Once severely depleted, American shad - the fish that fed the nation's founders - are finally making a comeback in the Chesapeake Bay. Their return so far has been uneven, though.
Spawning runs of the migratory fish have surpassed restoration goals in two of the bay's major tributaries, the Potomac and Rappahannock rivers, the Chesapeake Bay Program announced Friday. Shad numbers have shown varying gains in a couple other Virginia rivers, but they remain scarce in the bay's largest tributary, the Susquehanna, as well as in the upper James River.
"A rise in shad abundance is very heartening," said Nick DiPasquale, director of the bay program, a federal-state "partnership" working to restore the nation's largest estuary.
DiPasquale called shad "an important indicator of ecosystem health." He attributed their resurgence in certain rivers to commercial fishing bans and improvements in water quality and fish habitat. Where shad numbers are lagging, he said, dams are often to blame.

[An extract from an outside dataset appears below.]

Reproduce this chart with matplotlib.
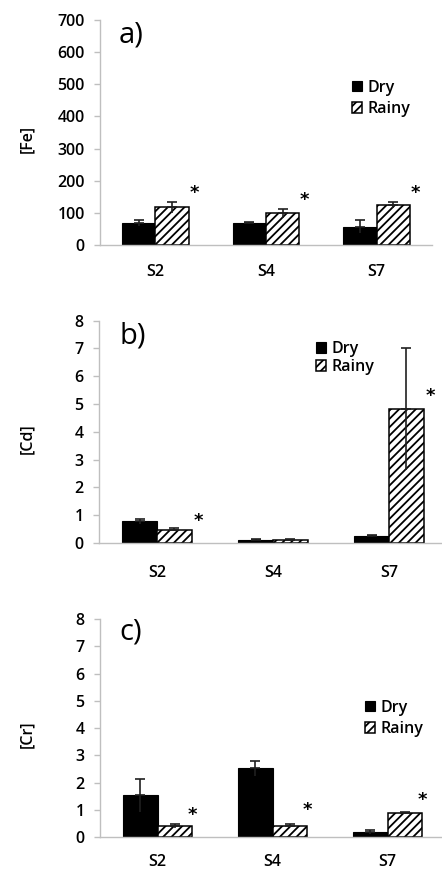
import numpy as np
import matplotlib
matplotlib.use("Agg")
import matplotlib.pyplot as plt

plt.rcParams['font.family'] = ['Open Sans', 'DejaVu Sans']
plt.rcParams['font.weight'] = 'semibold'
plt.rcParams['hatch.linewidth'] = 1.3

# data
sites = ['S2', 'S4', 'S7']
seasons = ['Dry', 'Rainy']

fe_dry = [68, 68, 57]
fe_dry_sd = [10, 4, 21]
fe_rainy = [118, 98, 125]
fe_rainy_sd = [17, 14, 10]
fe_star = [162, 140, 162]

cd_dry = [0.78, 0.12, 0.25]
cd_dry_sd = [0.09, 0.03, 0.03]
cd_rainy = [0.48, 0.12, 4.82]
cd_rainy_sd = [0.06, 0.02, 2.2]
cd_star = [0.78, None, 5.3]

cr_dry = [1.53, 2.52, 0.18]
cr_dry_sd = [0.6, 0.27, 0.06]
cr_rainy = [0.40, 0.42, 0.88]
cr_rainy_sd = [0.06, 0.05, 0.02]
cr_star = [0.82, 0.98, 1.35]

GREY = '#BFBFBF'
FS = 11.5

fig = plt.figure(figsize=(4.42, 8.72), dpi=100)


def panel(rect, dry, dry_sd, rainy, rainy_sd, stars, star_dx, ymax, ystep,
          ylabel, letter, letter_xy, leg_xy, leg_space, lab_pad):
    ax = fig.add_axes(rect)
    x = np.arange(len(sites))
    w = 0.3
    b1 = ax.bar(x - w / 2, dry, w, color='black', edgecolor='black', lw=0.8, label=seasons[0])
    b2 = ax.bar(x + w / 2, rainy, w, color='white', edgecolor='black', lw=1.1,
                hatch='////', label=seasons[1])
    for xs, m, sd in [(x - w / 2, dry, dry_sd), (x + w / 2, rainy, rainy_sd)]:
        m = np.array(m)
        sd = np.array(sd)
        # upper part with cap, lower part without (excel style)
        ax.errorbar(xs, m, yerr=[np.zeros_like(sd), sd], fmt='none', ecolor='#202020',
                    elinewidth=1.2, capsize=3.5, capthick=1.2, zorder=3)
        ax.errorbar(xs, m, yerr=[sd, np.zeros_like(sd)], fmt='none', ecolor='#202020',
                    elinewidth=1.2, capsize=0, zorder=3)
    for i, s in enumerate(stars):
        if s is not None:
            ax.text(x[i] + star_dx, s, '*', ha='center', va='center', fontsize=13,
                    fontweight='bold', family='DejaVu Sans')
    ax.set_xlim(-0.5, 2.5)
    ax.set_ylim(0, ymax)
    ax.set_yticks(np.arange(0, ymax + ystep / 2, ystep))
    ax.set_xticks(x)
    ax.set_xticklabels(sites, fontsize=FS)
    ax.tick_params(axis='x', length=0, pad=lab_pad)
    ax.tick_params(axis='y', length=4, color=GREY, width=1, labelsize=FS, pad=7)
    for s in ['top', 'right']:
        ax.spines[s].set_visible(False)
    for s in ['left', 'bottom']:
        ax.spines[s].set_color(GREY)
        ax.spines[s].set_linewidth(1)
    fig.text(27 / 442, rect[1] + rect[3] * 0.47, ylabel, rotation=90, ha='center',
             va='center', fontsize=FS)
    fig.text(letter_xy[0], letter_xy[1], letter, ha='left', va='center', fontsize=21,
             fontweight='medium')
    ax.legend([b1, b2], seasons, loc='center left', bbox_to_anchor=leg_xy,
              bbox_transform=fig.transFigure, frameon=False, fontsize=FS,
              handlelength=0.65, handleheight=0.65, handletextpad=0.3,
              borderpad=0, borderaxespad=0, labelspacing=leg_space)
    return ax


panel([100 / 442, 1 - 245 / 872, 332 / 442, 225 / 872],
      fe_dry, fe_dry_sd, fe_rainy, fe_rainy_sd, fe_star, 0.35, 700, 100,
      '[Fe]', 'a)', (119 / 442, 1 - 35 / 872), (352 / 442, 1 - 98.5 / 872), 0.35, 14)

panel([99 / 442, 1 - 543 / 872, 348 / 442, 222.3 / 872],
      cd_dry, cd_dry_sd, cd_rainy, cd_rainy_sd, cd_star, 0.36, 8, 1,
      '[Cd]', 'b)', (119 / 442, 1 - 336 / 872), (316 / 442, 1 - 358 / 872), 0.12, 16)

panel([100 / 442, 1 - 837 / 872, 345 / 442, 218 / 872],
      cr_dry, cr_dry_sd, cr_rainy, cr_rainy_sd, cr_star, 0.30, 8, 1,
      '[Cr]', 'c)', (119 / 442, 1 - 632 / 872), (365 / 442, 1 - 718.5 / 872), 0.35, 12)

fig.savefig('out.png', dpi=100)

Estimates of American shad baywide have increased from 11 percent of their restoration goal in 2000 to 44 percent last year, officials said. The improvement was driven largely by gains in the Potomac, which surpassed its target in 2011, and in the Rappahannock, which reached its goal last year.

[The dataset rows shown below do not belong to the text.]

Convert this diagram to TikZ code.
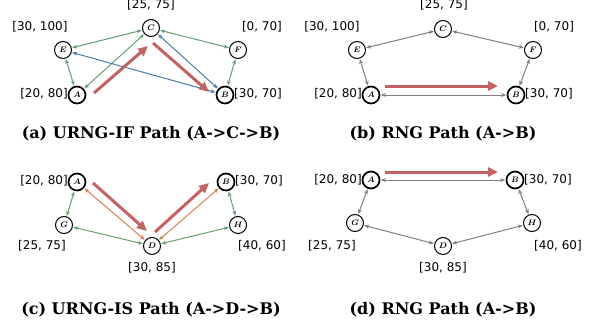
\documentclass[tikz,border=0pt]{standalone}
\usepackage{fontspec}
\usepackage{bm}
\setmainfont{DejaVu Sans}
\newfontfamily\capfont{DejaVu Serif}
\usetikzlibrary{arrows.meta}
\definecolor{cgreen}{HTML}{6A9F72}
\definecolor{cblue}{HTML}{4C7BAF}
\definecolor{corange}{HTML}{D9804F}
\definecolor{cred}{HTML}{C46262}
\definecolor{cgray}{HTML}{7F7F7F}
\tikzset{
  vtx/.style={circle,draw=black,fill=white,line width=1pt,minimum size=17pt,inner sep=0pt,font=\fontsize{8}{9}\selectfont},
  endv/.style={vtx,line width=1.7pt},
  lbl/.style={font=\fontsize{12}{14}\selectfont,inner sep=0pt},
  captxt/.style={font=\capfont\bfseries\fontsize{16}{18}\selectfont,inner sep=0pt},
  biarrow/.style={{Stealth[length=5pt,width=4pt]}-{Stealth[length=5pt,width=4pt]},line width=1pt,shorten <=0.5pt,shorten >=0.5pt},
  gline/.style={biarrow,draw=cgreen},
  bline/.style={biarrow,draw=cblue},
  oline/.style={biarrow,draw=corange},
  kline/.style={biarrow,draw=cgray},
  redpath/.style={-{Triangle[length=10pt,width=9pt]},line width=3pt,draw=cred}
}
\begin{document}
\begin{tikzpicture}[x=1pt,y=-1pt]
\useasboundingbox (0,0) rectangle (590,327);
% ---------- (a) ----------
\node[vtx]  (aC) at (151,28) {$\bm{C}$};
\node[vtx]  (aE) at (63,50)  {$\bm{E}$};
\node[vtx]  (aF) at (238,50) {$\bm{F}$};
\node[endv] (aA) at (77,95)  {$\bm{A}$};
\node[endv] (aB) at (225,95) {$\bm{B}$};
\node[lbl] (laC) at (151,5)  {[25, 75]};
\node[lbl] (laE) at (40,27)  {[30, 100]};
\node[lbl] (laF) at (262,27) {[0, 70]};
\node[lbl,anchor=east] (laA) at (68,94) {[20, 80]};
\node[lbl,anchor=west] (laB) at (234,94) {[30, 70]};
\draw[gline] (aC) -- (aE);
\draw[gline] (aC) -- (aF);
\draw[gline] (aE) -- (aA);
\draw[gline] (aF) -- (aB);
\draw[gline] (aC) -- (aA);
\draw[bline] (aE) -- (aB);
\draw[bline] (aC) -- (aB);
\coordinate (ar1s) at (94,93); \coordinate (ar1e) at (148,46);
\coordinate (ar2s) at (153,43); \coordinate (ar2e) at (209,92);
\draw[redpath] (ar1s) -- (ar1e);
\draw[redpath] (ar2s) -- (ar2e);
\node[captxt] (capa) at (151,134) {(a) URNG-IF Path (A->C->B)};
% ---------- (b) ----------
\node[vtx]  (bC) at (443,29) {$\bm{C}$};
\node[vtx]  (bE) at (357,50) {$\bm{E}$};
\node[vtx]  (bF) at (533,50) {$\bm{F}$};
\node[endv] (bA) at (371,95) {$\bm{A}$};
\node[endv] (bB) at (516,95) {$\bm{B}$};
\node[lbl] (lbC) at (444,5)  {[25, 75]};
\node[lbl] (lbE) at (332,27) {[30, 100]};
\node[lbl] (lbF) at (554,27) {[0, 70]};
\node[lbl,anchor=east] (lbA) at (362,94) {[20, 80]};
\node[lbl,anchor=west] (lbB) at (525,94) {[30, 70]};
\draw[kline] (bC) -- (bE);
\draw[kline] (bC) -- (bF);
\draw[kline] (bE) -- (bA);
\draw[kline] (bF) -- (bB);
\draw[kline] (bA) -- (bB);
\coordinate (br1s) at (385,86); \coordinate (br1e) at (498,86);
\draw[redpath] (br1s) -- (br1e);
\node[captxt] (capb) at (443,134) {(b) RNG Path (A->B)};
% ---------- (c) ----------
\node[endv] (cA) at (77,182)  {$\bm{A}$};
\node[endv] (cB) at (226,182) {$\bm{B}$};
\node[vtx]  (cG) at (64,225)  {$\bm{G}$};
\node[vtx]  (cH) at (238,225) {$\bm{H}$};
\node[vtx]  (cD) at (152,246) {$\bm{D}$};
\node[lbl,anchor=east] (lcA) at (68,181) {[20, 80]};
\node[lbl,anchor=west] (lcB) at (235,181) {[30, 70]};
\node[lbl] (lcG) at (42,246)  {[25, 75]};
\node[lbl] (lcH) at (262,246) {[40, 60]};
\node[lbl] (lcD) at (152,268) {[30, 85]};
\draw[gline] (cA) -- (cG);
\draw[gline] (cG) -- (cD);
\draw[gline] (cD) -- (cH);
\draw[gline] (cH) -- (cB);
\draw[oline] (cA) -- (cD);
\draw[oline] (cD) -- (cB);
\coordinate (cr1s) at (93,183); \coordinate (cr1e) at (147,231);
\coordinate (cr2s) at (155,232); \coordinate (cr2e) at (209,183);
\draw[redpath] (cr1s) -- (cr1e);
\draw[redpath] (cr2s) -- (cr2e);
\node[captxt] (capc) at (151,310) {(c) URNG-IS Path (A->D->B)};
% ---------- (d) ----------
\node[endv] (dA) at (371,180) {$\bm{A}$};
\node[endv] (dB) at (515,180) {$\bm{B}$};
\node[vtx]  (dG) at (355,223) {$\bm{G}$};
\node[vtx]  (dH) at (532,223) {$\bm{H}$};
\node[vtx]  (dD) at (443,246) {$\bm{D}$};
\node[lbl,anchor=east] (ldA) at (362,180) {[20, 80]};
\node[lbl,anchor=west] (ldB) at (524,180) {[30, 70]};
\node[lbl] (ldG) at (332,246) {[25, 75]};
\node[lbl] (ldH) at (558,246) {[40, 60]};
\node[lbl] (ldD) at (443,268) {[30, 85]};
\draw[kline] (dA) -- (dB);
\draw[kline] (dA) -- (dG);
\draw[kline] (dG) -- (dD);
\draw[kline] (dD) -- (dH);
\draw[kline] (dH) -- (dB);
\coordinate (dr1s) at (385,172); \coordinate (dr1e) at (498,172);
\draw[redpath] (dr1s) -- (dr1e);
\node[captxt] (capd) at (443,310) {(d) RNG Path (A->B)};
\end{tikzpicture}
\end{document}
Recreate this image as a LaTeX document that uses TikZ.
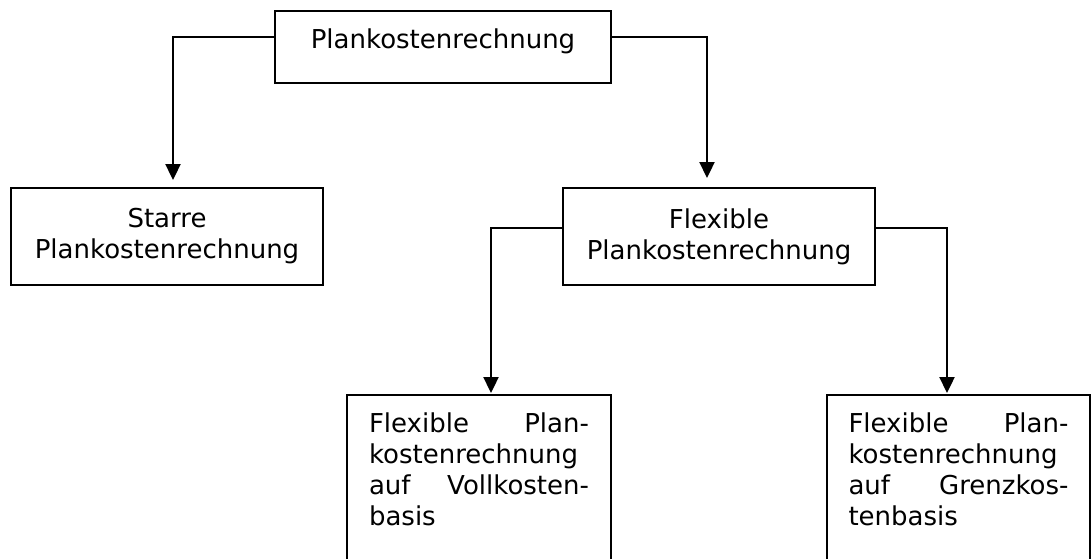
\documentclass[tikz,border=0pt]{standalone}
\usepackage{fontspec}
\setmainfont{DejaVu Sans}
\usetikzlibrary{arrows.meta}
\newcommand{\jline}[1]{\makebox[220pt][s]{#1}}
\begin{document}
\begin{tikzpicture}[x=1pt,y=-1pt,
  box/.style={draw, line width=2.3pt, outer sep=0pt, font=\fontsize{26}{31}\selectfont},
  conn/.style={line width=2.3pt, -{Triangle[length=16pt,width=15pt]}}
]
\path[use as bounding box, fill=white] (0,0) rectangle (1091,558);

\node[box, minimum width=336pt, text height=19.8pt, text depth=17.8pt, inner ysep=17.2pt, inner xsep=0pt]
  (top) at (443,47) {Plankostenrechnung};

\node[box, minimum width=312pt, minimum height=97pt, align=center, inner sep=0pt]
  (starre) at (167,236.5) {Starre\\Plankostenrechnung};

\node[box, minimum width=312pt, minimum height=97pt, align=center, inner sep=0pt]
  (flex) at (719,236.5) {Flexible\\Plankostenrechnung};

\node[box, anchor=north west, inner xsep=22pt, inner ysep=18.2pt]
  (bl) at (347,395) {\parbox[t]{220pt}{\fontsize{26}{31}\selectfont
    \jline{Flexible Plan-}\\
    kostenrechnung\\
    \jline{auf Vollkosten-}\\
    basis\rule[-40pt]{0pt}{40pt}}};

\node[box, anchor=north west, inner xsep=21.5pt, inner ysep=18.2pt]
  (br) at (827,395) {\parbox[t]{220pt}{\fontsize{26}{31}\selectfont
    \jline{Flexible Plan-}\\
    kostenrechnung\\
    \jline{auf Grenzkos-}\\
    tenbasis\rule[-40pt]{0pt}{40pt}}};

\draw[conn] ([yshift=10pt]top.west) -| ([xshift=6pt,yshift=8pt]starre.north);
\draw[conn] ([yshift=10pt]top.east) -| ([xshift=-12pt,yshift=10pt]flex.north);
\draw[conn] ([yshift=8.5pt]flex.west) -| ([xshift=12pt,yshift=2pt]bl.north);
\draw[conn] ([yshift=8.5pt]flex.east) -| ([xshift=-11.5pt,yshift=2pt]br.north);
\end{tikzpicture}
\end{document}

Shad spend their adult lives roaming the Atlantic Ocean and migrate into freshwater rivers and streams to spawn. They once were the most valuable catch in the Chesapeake region, with vast numbers netted as they made their annual spawning runs up the bay's rivers. During the Revolutionary War, historians say, shad fed George Washington's troops in Pennsylvania after the harsh winter of 1778. The fish and their eggs, or roe, were once popular springtime fare throughout the bay region.

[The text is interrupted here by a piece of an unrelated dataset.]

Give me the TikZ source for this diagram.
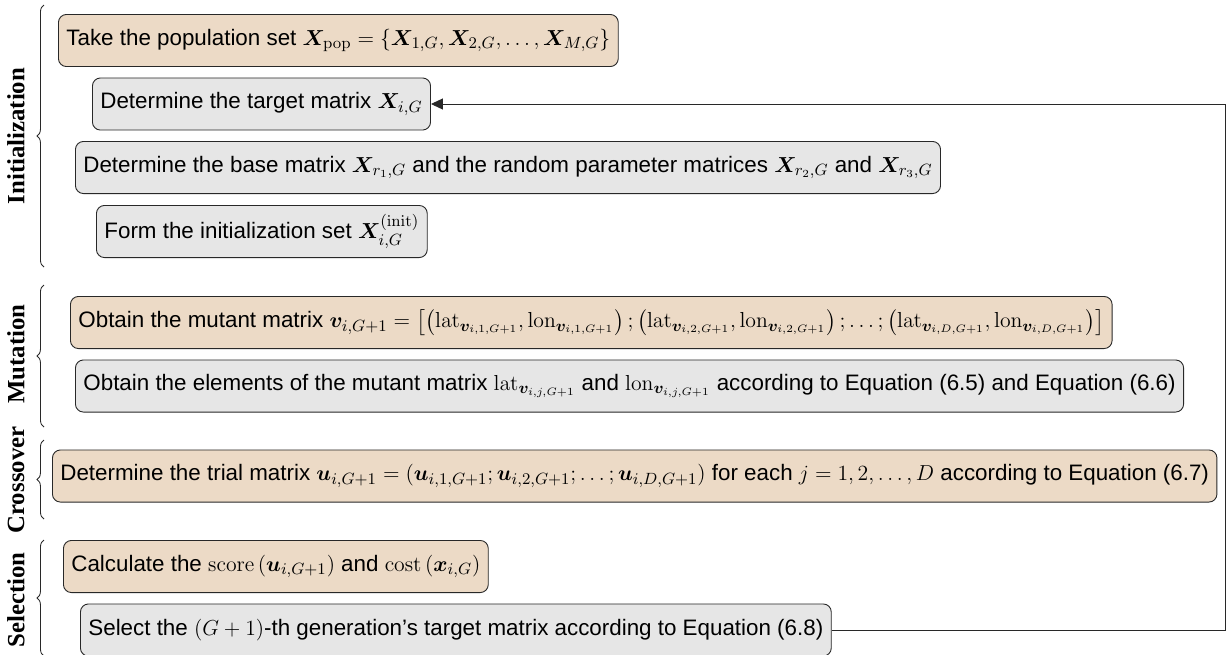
\documentclass[tikz,border=0pt]{standalone}
\usepackage{amsmath,bm}
\usepackage[no-math]{fontspec}
\newfontfamily\arialfont{Liberation Sans}
\newfontfamily\timesfont{Liberation Serif}
\usetikzlibrary{arrows.meta,decorations.pathreplacing}
\definecolor{tanc}{RGB}{236,218,198}
\definecolor{grayc}{RGB}{230,230,230}
\definecolor{linec}{RGB}{40,40,40}
\newcommand\lblsz{\fontsize{13.7}{16.4}\selectfont}
\newcommand\txtsz{\fontsize{12.37}{14.8}\selectfont}
\tikzset{
  box/.style={draw=linec, line width=0.5pt, rounded corners=4.4pt, anchor=west,
    minimum height=28.8pt, inner xsep=4.4pt, inner ysep=2pt, font=\normalsize\arialfont\txtsz},
  tanbox/.style={box, fill=tanc},
  graybox/.style={box, fill=grayc},
  phase/.style={rotate=90, font=\lblsz\timesfont\bfseries},
  brc/.style={decorate, decoration={brace, amplitude=3.9pt}, draw=linec, line width=0.47pt},
  fb/.style={draw=linec, line width=0.5pt}
}
\begin{document}
\begin{tikzpicture}[x=0.553pt,y=-0.553pt]
\useasboundingbox (0,0) rectangle (1230,654);
% boxes
\node[tanbox] (b1) at (58,40.5) {Take the population set $\bm{X}_{\mathrm{pop}} = \{\bm{X}_{1,G}, \bm{X}_{2,G}, \ldots, \bm{X}_{M,G}\}$};
\node[graybox] (b2) at (92,104) {Determine the target matrix $\bm{X}_{i,G}$};
\node[graybox] (b3) at (75,167.5) {Determine the base matrix $\bm{X}_{r_1,G}$ and the random parameter matrices $\bm{X}_{r_2,G}$ and $\bm{X}_{r_3,G}$};
\node[graybox] (b4) at (96,231.5) {Form the initialization set $\bm{X}_{i,G}^{(\mathrm{init})}$};
\node[tanbox] (b5) at (70,322.5) {Obtain the mutant matrix $\bm{v}_{i,G+1} = \left[\left(\mathrm{lat}_{\bm{v}_{i,1,G+1}}, \mathrm{lon}_{\bm{v}_{i,1,G+1}}\right); \left(\mathrm{lat}_{\bm{v}_{i,2,G+1}}, \mathrm{lon}_{\bm{v}_{i,2,G+1}}\right); \ldots; \left(\mathrm{lat}_{\bm{v}_{i,D,G+1}}, \mathrm{lon}_{\bm{v}_{i,D,G+1}}\right)\right]$};
\node[graybox] (b6) at (75,386) {Obtain the elements of the mutant matrix $\mathrm{lat}_{\bm{v}_{i,j,G+1}}$ and $\mathrm{lon}_{\bm{v}_{i,j,G+1}}$ according to Equation (6.5) and Equation (6.6)};
\node[tanbox] (b7) at (52,476) {Determine the trial matrix $\bm{u}_{i,G+1} = (\bm{u}_{i,1,G+1}; \bm{u}_{i,2,G+1}; \ldots; \bm{u}_{i,D,G+1})$ for each $j = 1, 2, \ldots, D$ according to Equation (6.7)};
\node[tanbox] (b8) at (63,566.5) {Calculate the $\mathrm{score}\,(\bm{u}_{i,G+1})$ and $\mathrm{cost}\,(\bm{x}_{i,G})$};
\node[graybox] (b9) at (80,630) {Select the $(G+1)$-th generation’s target matrix according to Equation (6.8)};
% braces
\coordinate (i1) at (44,267); \coordinate (i2) at (44,5);
\coordinate (m1) at (44,427); \coordinate (m2) at (44,285);
\coordinate (c1) at (44,519); \coordinate (c2) at (44,440);
\coordinate (s1) at (44,656); \coordinate (s2) at (44,540);
\draw[brc] (i1) -- (i2);
\draw[brc] (m1) -- (m2);
\draw[brc] (c1) -- (c2);
\draw[brc] (s1) -- (s2);
% phase labels
\node[phase] (linit) at (16,136) {Initialization};
\node[phase] (lmut) at (16,354) {Mutation};
\node[phase] (lcro) at (16,480) {Crossover};
\node[phase] (lsel) at (16,600) {Selection};
% feedback
\coordinate (fbc) at (1225,630);
\draw[fb, -{Triangle[length=6.6pt,width=6.1pt]}] (b9.east) -- (fbc) |- (b2.east);
\end{tikzpicture}
\end{document}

But the catch dwindled through the centuries because of pollution, overfishing and the construction of dams that blocked them from their spawning grounds. By 1980, shad had become so scarce in Maryland the state banned commercial harvests of them. Similar bans were enacted on the Potomac in 1982 and in Virginia in 1994.
Despite such protections, the fish did not bounce back quickly, and shad in other East Coast rivers have since declined as well. Experts have suggested part of their problem may stem from oceangoing trawlers netting them as unintentional "bycatch" while pursuing other fish.
States have tried to assist natural recovery by stocking millions of hatchery-reared shad.
Efforts have been made to restore spawning habitat for shad and other migratory fish. Some old unused dams have been removed, while fish "lifts" or ramps have been installed at others. More than 2,500 miles of rivers and streams have been reopened.
The fish passages have yielded mixed results to date, however.
A lift installed in 1997 at Conowingo dam on the lower Susquehanna seemed to be working at first, helping nearly 200,000 spawning shad upriver in 2001. Shad traffic declined after that, though, and hit an all-time low of 10,000 last year. And only eight shad made it all the way past the four dams on the lower Susquehanna.
This year's Susquehanna shad run has only recently begun, so it's hard to tell if it will fare any better than last year's. As of earlier this week, the Conowingo fish lift had helped 4,465 American shad upriver, according to Exelon Corp., the operator of the hydroelectric dam there.